1. Categories with diagonals.

We introduce a condition on a category which is satisfied both in free categories and in groupoids.

Let C be a category. If f and f' are two morphisms with the same domain, we say that f' dominates f if there exists a d such that f' = d.f .

Definition. A category C is said to be with diagonals if each morphism is both an epimorphism and a monomorphism and if it satisfies the following "diagonal condition":

For each commutative square

(1)

then either f' dominates f or f dominates f' .

In other terms, the square has a "second diagonal" d which satisfies either d.f = f' or d.f' = f ; as f and f' are epimorphisms, this d is unique, and it also makes commutative the triangle with g and g' .

For example, a groupoid is always with diagonals (we take d = f'.f^-1). We are going to prove that the category of paths on a graph is also with diagonals. The category defining an order < is with diagonals iff it induces a linear order on each interval

(x,y) = { z | x < z < y }.

Let G be a (multi)graph; we recall that the category of paths of G, denoted by C(G), is defined as follows:

- its objects are the vertices of G ;

- the morphisms from A to B are the paths from A to B in G ;

- the composition is the concatenation.

It is known that C(G) is the free object generated by G with respect to the forgetful functor from the category of categories to the category of (multi)graphs. We will say that a category C is a free category if it is the category of paths of some graph.

Proposition 1. A free category C is a category with diagonals in which the identities are the sole invertibles.

Proof. Let C = C(G).

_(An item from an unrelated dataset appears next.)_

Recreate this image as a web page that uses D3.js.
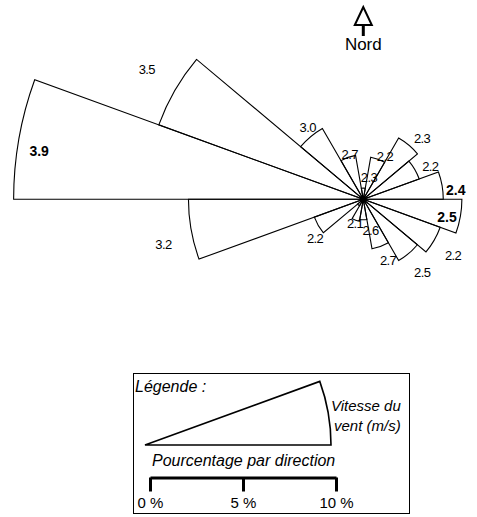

Then each morphism of C admits a unique decomposition as a path of the graph.

a) Let us consider a commutative square (1). The first diagonal g.f = g'.f' admits a unique decomposition as a path (s_n,....,s₁) of G, and f, f', g and g' must be sub-paths of this path. Thus there exist integers p < n and q < n such that

f = (s_p,...,s₁) and f' = (s_q,...,s₁),

g = (s_n,...,s_p₊₁) and g' = (s_n,...,s_q+₁).

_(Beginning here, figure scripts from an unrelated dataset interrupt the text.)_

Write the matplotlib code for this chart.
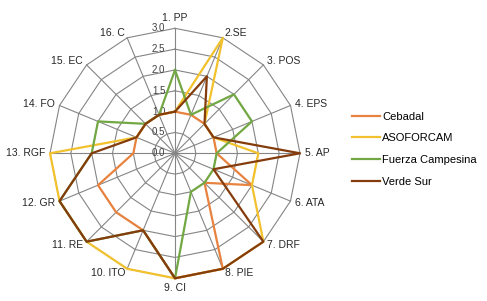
import numpy as np
import matplotlib.pyplot as plt

ejes = ['1. PP', '2.SE', '3. POS', '4. EPS', '5. AP', '6. ATA', '7. DRF', '8. PIE',
        '9. CI', '10. ITO', '11. RE', '12. GR', '13. RGF', '14. FO', '15. EC', '16. C']
niveles = [0.0, 0.5, 1.0, 1.5, 2.0, 2.5, 3.0]

cebadal = [1, 1, 1, 1, 1, 2, 1, 3, 3, 2, 2, 2, 1, 1, 1, 1]
asoforcam = [1, 3, 1, 1, 2, 2, 3, 3, 3, 3, 3, 3, 3, 1, 1, 1]
fuerza_campesina = [2, 1, 2, 2, 1, 1, 1, 1, 3, 2, 3, 3, 2, 2, 1, 1]
verde_sur = [1, 2, 1, 1, 3, 1, 3, 3, 3, 2, 3, 3, 2, 1, 1, 1]

nombres = ['Cebadal', 'ASOFORCAM', 'Fuerza Campesina', 'Verde Sur']
colores = ['#E8823F', '#F2C12E', '#72A843', '#843C0C']

plt.rcParams['font.family'] = ['Liberation Sans', 'DejaVu Sans']

fig = plt.figure(figsize=(4.87, 3.01), dpi=100)
ax = fig.add_axes([0.1027, 0.0754, 0.5133, 0.8306], projection='polar')
ax.set_theta_zero_location('N')
ax.set_theta_direction(-1)
ax.set_ylim(0, 3)
ax.grid(False)
ax.set_xticks([])
ax.set_yticks([])
ax.spines['polar'].set_visible(False)

angulos = np.linspace(0, 2 * np.pi, len(ejes), endpoint=False)
cerrado = np.append(angulos, angulos[0])

# rejilla poligonal y radios
gris = '#858585'
for r in niveles[1:]:
    ax.plot(cerrado, [r] * len(cerrado), color=gris, lw=0.8, zorder=1, clip_on=False)
for a in angulos:
    ax.plot([a, a], [0, 3], color=gris, lw=0.8, zorder=1, clip_on=False)

# etiquetas del eje radial
for r in niveles:
    ax.annotate(f'{r:.1f}', xy=(0, r), xytext=(-7, 0), textcoords='offset points',
                ha='right', va='center', fontsize=7, color='#404040')

# etiquetas de categorias
for a, nombre in zip(angulos, ejes):
    s, c = np.sin(a), np.cos(a)
    ha = 'left' if s > 0.1 else ('right' if s < -0.1 else 'center')
    va = 'bottom' if c > 0.95 else ('top' if c < -0.95 else 'center')
    ax.annotate(nombre, xy=(a, 3), xytext=(3.5 * s, 3.5 * c), textcoords='offset points',
                ha=ha, va=va, fontsize=7.5, color='#262626')

lineas = []
for nombre, valores, color in zip(nombres, [cebadal, asoforcam, fuerza_campesina, verde_sur], colores):
    v = valores + valores[:1]
    ln, = ax.plot(cerrado, v, color=color, lw=1.6, label=nombre, zorder=3, clip_on=False)
    lineas.append(ln)

fig.legend(handles=lineas, loc='upper left', bbox_to_anchor=(0.7228, 0.629),
           frameon=False, fontsize=8, handlelength=2.5, handletextpad=0.2,
           labelspacing=1.05, borderpad=0, borderaxespad=0)

fig.savefig('out.png', dpi=100)
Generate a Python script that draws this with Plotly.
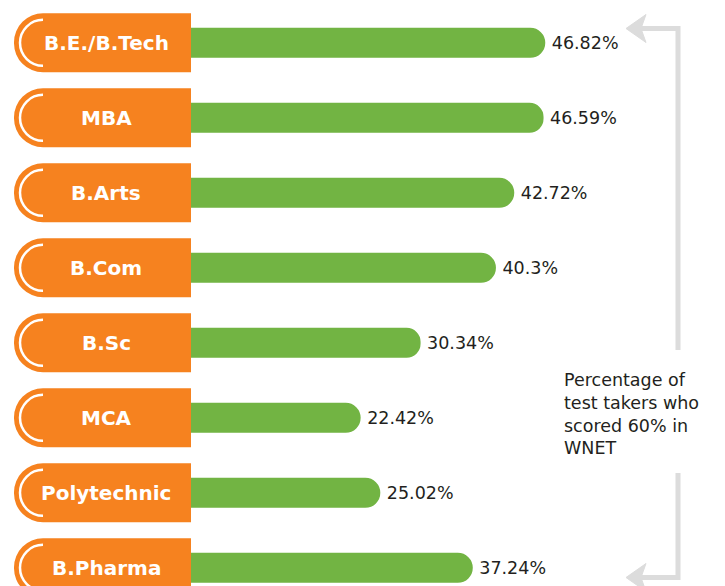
import plotly.graph_objects as go

# ---- data ----
categories = ["B.E./B.Tech", "MBA", "B.Arts", "B.Com", "B.Sc", "MCA", "Polytechnic", "B.Pharma"]
values = [46.82, 46.59, 42.72, 40.3, 30.34, 22.42, 25.02, 37.24]
value_labels = [f"{v}%" for v in values]
note_text = "Percentage of<br>test takers who<br>scored 60% in<br>WNET"

# ---- style ----
W, H = 725, 586
ORANGE = "#F6821F"
GREEN = "#72B443"
GREY = "#DCDCDC"
DARK = "#231F20"

X_MIN, X_MAX = -25.24, 70.57     # data range across full width
LABEL_LEN = 23.39                 # length of orange label tab (data units)
LABEL_CENTER = -11.23             # center of label text (data units)

def fx(px):
    return px / W

def fy(py):
    return 1 - py / H

fig = go.Figure()

# orange label tabs (rounded on the left end)
fig.add_trace(go.Bar(
    y=categories, x=[-LABEL_LEN] * len(categories),
    orientation="h", width=0.787,
    marker=dict(color=ORANGE, cornerradius="50%", line=dict(width=0)),
    hoverinfo="skip", showlegend=False,
))

# green value bars
fig.add_trace(go.Bar(
    y=categories, x=values,
    orientation="h", width=0.40,
    marker=dict(color=GREEN, cornerradius="50%", line=dict(width=0)),
    text=["\u2009" + t for t in value_labels], textposition="outside",
    textfont=dict(family="DejaVu Sans", size=17.5, color=DARK),
    cliponaxis=False, constraintext="none",
    hoverinfo="skip", showlegend=False,
))

shapes = []
annotations = []
r = 23
k = 0.5523 * r
cx = 29
arc = (f"M {cx},{r} C {cx - k},{r} {cx - r},{k} {cx - r},0 "
       f"C {cx - r},{-k} {cx - k},{-r} {cx},{-r}")
for c in categories:
    shapes.append(dict(
        type="path", xref="x", yref="y",
        xsizemode="pixel", ysizemode="pixel",
        xanchor=-LABEL_LEN, yanchor=c,
        path=arc, line=dict(color="white", width=2.5),
    ))
    annotations.append(dict(
        x=LABEL_CENTER, y=c, xref="x", yref="y", text=c, showarrow=False,
        font=dict(family="DejaVu Sans", size=20, color="white", weight="bold"),
        xanchor="center", yanchor="middle",
    ))

# bracket with arrows
def pth(points, close=False):
    s = "M " + " L ".join(f"{fx(x)},{fy(y)}" for x, y in points)
    return s + (" Z" if close else "")

shapes.append(dict(type="path", xref="paper", yref="paper",
                   path=pth([(638, 28.5), (678, 28.5), (678, 350)]),
                   line=dict(color=GREY, width=5)))
shapes.append(dict(type="path", xref="paper", yref="paper",
                   path=pth([(678, 473), (678, 577.5), (638, 577.5)]),
                   line=dict(color=GREY, width=5)))
shapes.append(dict(type="path", xref="paper", yref="paper",
                   path=pth([(626, 28.5), (646, 14.5), (641, 28.5), (646, 42.5)], close=True),
                   fillcolor=GREY, line=dict(color=GREY, width=1)))
shapes.append(dict(type="path", xref="paper", yref="paper",
                   path=pth([(626, 577.5), (646, 563.5), (641, 577.5), (646, 591.5)], close=True),
                   fillcolor=GREY, line=dict(color=GREY, width=1)))

annotations.append(dict(
    x=fx(562), y=fy(368), xref="paper", yref="paper",
    text=note_text, showarrow=False, align="left",
    xanchor="left", yanchor="top",
    font=dict(family="DejaVu Sans", size=17.5, color=DARK),
))

fig.update_layout(
    width=W, height=H,
    margin=dict(l=0, r=0, t=0, b=0),
    paper_bgcolor="white", plot_bgcolor="white",
    barmode="overlay", showlegend=False,
    xaxis=dict(range=[X_MIN, X_MAX], visible=False, fixedrange=True),
    yaxis=dict(range=[7.243, -0.571], visible=False, type="category", fixedrange=True),
    shapes=shapes, annotations=annotations,
)

fig.write_html(
    "out.html",
    config={"displayModeBar": False},
    post_script="document.body.style.margin='0';document.body.style.overflow='hidden';",
)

If p < q , then f' dominates f and the path d = (s_q,....,s_p₊₁) is a second diagonal of the square in C.

b) If we suppose that g.f = g'.f , we are in the same situation, but with f' = f , that is p = q . It follows that g = g' , and f is an epimorphism. It is also a monomorphism, because it is an epimorphism in the opposite category of C, which is just the free category of paths of the graph opposite to G .

c) Finally if f is invertible, its composite with its inverse should be an identity, and an identity cannot be the composite of a path with factors which are not identities; hence f is an identity.

2. Filling of a diagram

Definition. Let C be a category; a filled sub-category of C is a sub-category K such that, if g and g' are morphisms of K and if d is a morphism of C with g' = d.g , then d is in K .

Example. A filled sub-category of a groupoid is just a sub-groupoid.

Let M be a sub-graph of the category C . As an intersection of filled sub-categories is a filled sub-category, M is contained in a smallest filled sub-category R of C, said to be the filled sub-category generated by M. It has the same objects as M, and it is the union of the increasing sequence of sub-categories (R_n) constructed by induction as follows:

- R₀ is the sub-category generated by M; it is obtained by adding to M all the composites in C of morphisms in M.

- If R_n is constructed, then R_n+₁ is the sub-category generated by the sub-graph whose arrows are the morphisms d of C such that there exist g and g' in R_n with g' = d.g. Indeed, the union R of these R_n is filled: if g' = d.g with g and g' in R , then there is an integer p such that g and g' are in R_p , so that d must be in R_p+₁, and a fortiori in R.

We are going to apply this construction to associate to a diagram in C a "filled" diagram defining the same cones.

Let P: S ® C be a diagram in C, i.e., S is a graph and P is a homomorphism from S to the (graph underlying the) category C. We call S the sketch of P and denote by S° the set of its vertices; for each i in S°, we denote by Pi its image by P.

We associate to P the induced category P*(C) in which the objects are the vertices i of S and the morphisms from i to j are the triples (i,f,j) where f is a morphism in C from Pi to Pj. We have a faithful functor F from P*(C) to C which maps (i,f,j) on f .

P*(C) contains as a sub-graph the set M of triples of the form (i,P(s),j) where s is an arrow from i to j in S .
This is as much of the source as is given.